On y croise donc son grand-père Roukoz, interprète officiel du consulat de France, qui a participé à la fameuse insurrection des paysans du Kesrouan (1858-1960). Son père Élias, médecin humaniste, qui se trouve mêlé au mouvement de révolte contre le mandat français. Son frère Joe, militant des Phalanges, sa femme Nour, musulmane et militante communiste… L’immeuble Sarkis, leur lieu de vie, est un concentré de la nation-mosaïque qu’est le Liban. Chrétiens, juifs et musulmans s’y côtoient. Mais les difficultés que rencontrent Philippe et Nour pour se marier – car ils sont de confession différente – fait dire au narrateur : « Notre échec personnel signifiait l’échec du pays tout entier, de la coexistence, de l’union nationale – al-wahda al-watania – et de ce qu’on appelait al-aaich al-mouchtarak : la vie en commun. » Alexandre Najjar pioche une foule d’anecdotes historiques et émaille son texte d’expressions arabes typiquement libanaises, ce qui lui donne une saveur particulière. Lorsque l’auteur aborde la période postindépendance, évoquant les troubles politiques, la guerre et le conflit israélo-palestinien, on retrouve un peuple luttant pour sa liberté, celui-là même qui est descendu dans la rue après l’assassinat de l’ancien Premier ministre Rafic Hariri.
Dans Histoire de la Grande Maison de Charif Majdalani roman sélectionné pour le prix Femina 2005 -, le narrateur est le dernier héritier des Nassar.
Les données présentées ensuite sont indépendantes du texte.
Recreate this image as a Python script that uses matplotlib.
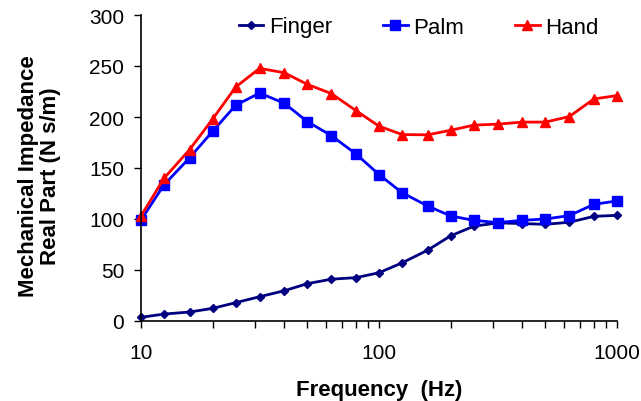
import matplotlib
matplotlib.use("Agg")
import matplotlib.pyplot as plt
from matplotlib.ticker import NullFormatter, LogLocator

plt.rcParams['font.family'] = ['Liberation Sans', 'DejaVu Sans']

freq = [10, 12.5, 16, 20, 25, 31.5, 40, 50, 63, 80, 100, 125, 160, 200, 250, 315, 400, 500, 630, 800, 1000]
finger = [3.6, 6.8, 8.8, 12.4, 18, 23.8, 29.7, 36.6, 41, 42.5, 47.3, 57, 69.4, 83.5, 92.9, 96.2, 95.5, 94.8, 96.8, 102.6, 103.6]
palm = [99, 133.6, 160, 186, 211.5, 223.5, 213.5, 195.5, 181.8, 163.8, 143.6, 125.8, 112.8, 103, 98.7, 96.5, 98.7, 100, 103.3, 114.4, 117.7]
hand = [103, 140, 168, 198, 229.4, 247.7, 243.4, 232, 223, 206.3, 191, 182.8, 182.5, 187, 192, 193, 195, 195, 200.4, 217.7, 221]
xtick_vals = [10, 100, 1000]
xtick_labels = ['10', '100', '1000']
ytick_vals = [0, 50, 100, 150, 200, 250, 300]

W, H = 641, 402
fig = plt.figure(figsize=(W / 100, H / 100), dpi=100)
ax = fig.add_axes([141 / W, 1 - 322 / H, (617 - 141) / W, (322 - 16) / H])

ax.plot(freq, finger, color='#000080', marker='D', markersize=4.5, lw=2, label='Finger', clip_on=False)
ax.plot(freq, palm, color='#0000FF', marker='s', markersize=6.5, lw=2, label='Palm', clip_on=False)
ax.plot(freq, hand, color='#FF0000', marker='^', markersize=6.5, lw=2, label='Hand', clip_on=False)

ax.set_xscale('log')
ax.set_xlim(10, 1000)
ax.set_ylim(0, 300)
ax.set_yticks(ytick_vals)
ax.set_xticks(xtick_vals)
ax.set_xticklabels(xtick_labels)
ax.xaxis.set_minor_locator(LogLocator(base=10, subs=range(2, 10)))
ax.xaxis.set_minor_formatter(NullFormatter())
ax.tick_params(axis='x', which='both', direction='out', length=5, width=1, labelsize=15, pad=11)
ax.tick_params(axis='y', direction='out', length=5, width=1, labelsize=15, pad=7)
for s in ['top', 'right']:
    ax.spines[s].set_visible(False)
for s in ['left', 'bottom']:
    ax.spines[s].set_linewidth(1.2)

ax.set_xlabel('Frequency  (Hz)', fontsize=16, fontweight='bold', labelpad=12)
ax.set_ylabel('Mechanical Impedance\nReal Part (N s/m)', fontsize=16, fontweight='bold',
              linespacing=1.05)
ax.yaxis.set_label_coords((61 - 141) / 476, (322 - 176) / 306)

ax.legend(loc='center left', bbox_to_anchor=(239 / W, 1 - 28 / H), bbox_transform=fig.transFigure,
          ncol=3, frameon=False, fontsize=16, handlelength=1.1, columnspacing=2.3,
          handletextpad=0.25, borderpad=0, borderaxespad=0)

fig.savefig('out.png', dpi=100)
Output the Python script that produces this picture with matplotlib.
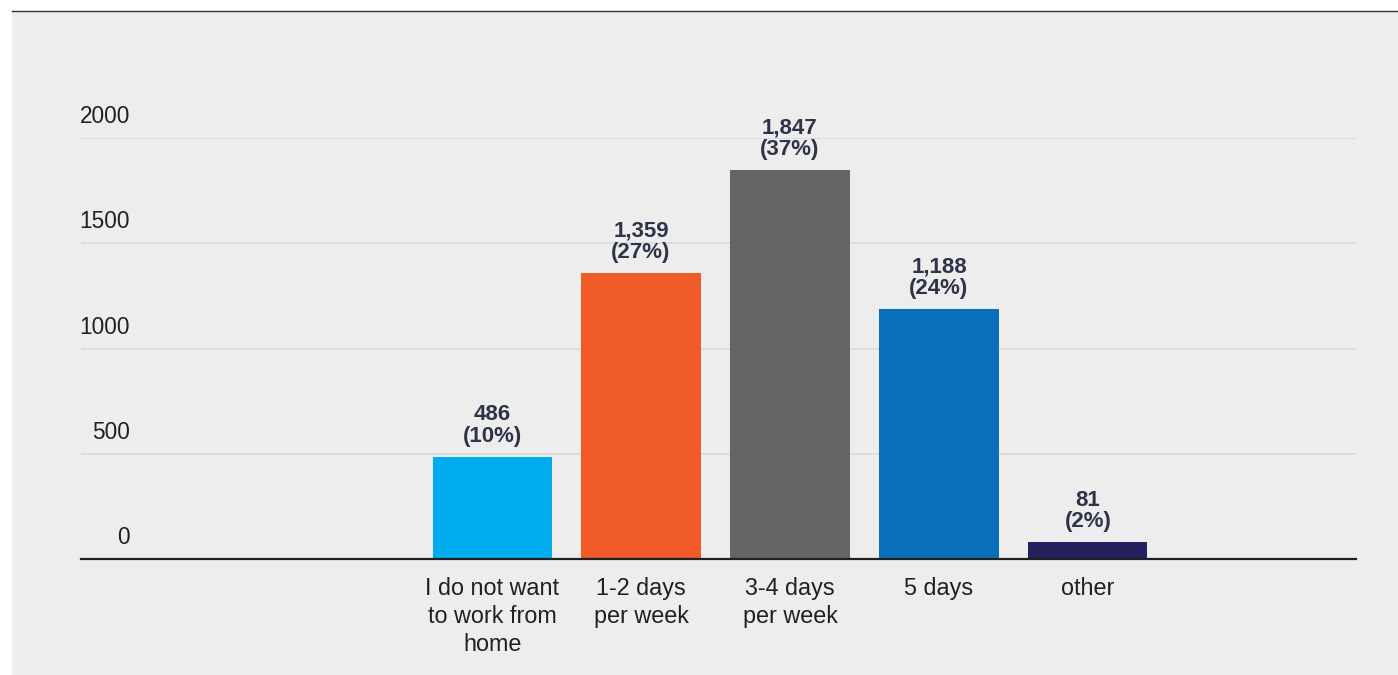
import matplotlib
matplotlib.use("Agg")
from matplotlib import pyplot as plt
from matplotlib.patches import Rectangle
from matplotlib.lines import Line2D

plt.rcParams['font.family'] = ['Liberation Sans', 'DejaVu Sans']

# Daten
categories = ["I do not want\nto work from\nhome", "1-2 days\nper week", "3-4 days\nper week", "5 days", "other"]
counts = [486, 1359, 1847, 1188, 81]
shares = [10, 27, 37, 24, 2]
colors = ["#00aeef", "#f15a29", "#636466", "#0a6fba", "#24215e"]
yticks = [0, 500, 1000, 1500, 2000]

W, H = 1398, 675
fig = plt.figure(figsize=(W / 100, H / 100), dpi=100)
fig.patch.set_facecolor("white")

# grauer Hintergrund + dunkle Linie oben
fig.patches.append(Rectangle((12 / W, 0), 1 - 12 / W, 1 - 11 / H, transform=fig.transFigure,
                             facecolor="#ededed", edgecolor="none", zorder=-5))
fig.lines.append(Line2D([12 / W, 1], [1 - 10.5 / H, 1 - 10.5 / H], transform=fig.transFigure,
                        color="#2b2f45", linewidth=1.0, zorder=-4))

ax = fig.add_axes([81 / W, (H - 559) / H, 1275 / W, 421 / H])
ax.set_zorder(2)
ax.set_facecolor("none")

x = list(range(len(categories)))
ax.bar(x, counts, width=0.8, color=colors, zorder=3)

ax.set_xlim(-2.76, 5.80)
ax.set_ylim(0, 2000)

for s in ["top", "left", "right"]:
    ax.spines[s].set_visible(False)
ax.spines["bottom"].set_color("#231f20")
ax.spines["bottom"].set_linewidth(1.6)
ax.spines["bottom"].set_zorder(4)

ax.set_yticks(yticks)
ax.yaxis.grid(True, color="#d8d8d8", linewidth=1.1)
ax.set_axisbelow(True)
ax.tick_params(axis="y", length=0, labelleft=False)

# Achsenbeschriftung oberhalb der Gitterlinien
for t in yticks:
    ax.annotate(str(t), xy=(0.0384, t), xycoords=("axes fraction", "data"),
                xytext=(0, 15), textcoords="offset pixels", ha="right", va="baseline",
                fontsize=16.3, color="#231f20", annotation_clip=False)

ax.set_xticks(x)
ax.set_xticklabels(categories, fontsize=16.8, color="#231f20", linespacing=1.27)
ax.tick_params(axis="x", length=0, pad=13)

# Werte über den Balken
for xi, c, p in zip(x, counts, shares):
    ax.annotate(f"{c:,}\n({p}%)", xy=(xi, c), xytext=(0, 10), textcoords="offset pixels",
                ha="center", va="bottom", fontsize=16, fontweight="bold",
                color="#2e3349", linespacing=1.02, annotation_clip=False)

fig.savefig("out.png", dpi=100, facecolor=fig.get_facecolor())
Il tente de réécrire l’histoire de sa famille et se lance dans une enquête à travers le temps, les souvenirs, les photos jaunies et les témoignages des anciens. La légende familiale fait commencer l’histoire du clan avec l’arrivée du grand-père, Wakim, à Ayn Chir, dans la juridiction autonome du Mont-Liban, aux environs de Beyrouth.
Après avoir fui son village pour une querelle d’honneur, il arrive « un matin de printemps des dernières années du XXe siècle, au milieu de cette terre plantée de mûriers et d’oliviers ». C’est lui, le pionnier, qui va implanter la culture des oranges à Ayn Chir, bousculant les habitudes des paysans et amassant peu à peu une fortune aussi vaste que ses plantations. Au coeur du domaine, il bâtit la Grande Maison, « demeure familiale autour de quoi la vie du clan s’organisa pendant cent ans ». Charif Majdalani, né en 1960, dirige depuis 1999 le département de lettres françaises de l’université Saint-Joseph de Beyrouth. Il possède une écriture suave et poétique qui sait si bien décrire la couleur de l’aube, le parfum des orangers en fleurs. Il raconte, de façon presque nostalgique, la douceur de vivre au pays des Cèdres et le raffinement oriental. Bercé par un souffle épique et romantique, le lecteur assiste à l’ascension, à la grandeur et à la décadence du clan, qui va tout perdre au cours de la Première Guerre mondiale et ne se relèvera pas de la mort du patriarche en 1921. En toile de fond, l’histoire contemporaine du Liban. Et l’épisode tragique de la déportation en Anatolie, par les Ottomans, de certains Libanais accusés de trahison envers l’empire ou de « francophilie » trop marquée.
À leur manière, différente et complémentaire, Le Roman de Beyrouth et Histoire de la Grande Maison éclairent la situation actuelle du pays. Les auteurs nous offrent deux voix, deux visions de « leur » Liban, celui qu’ils ont reçu en héritage. Et celui qu’ils sont en train de bâtir, à la force de la plume.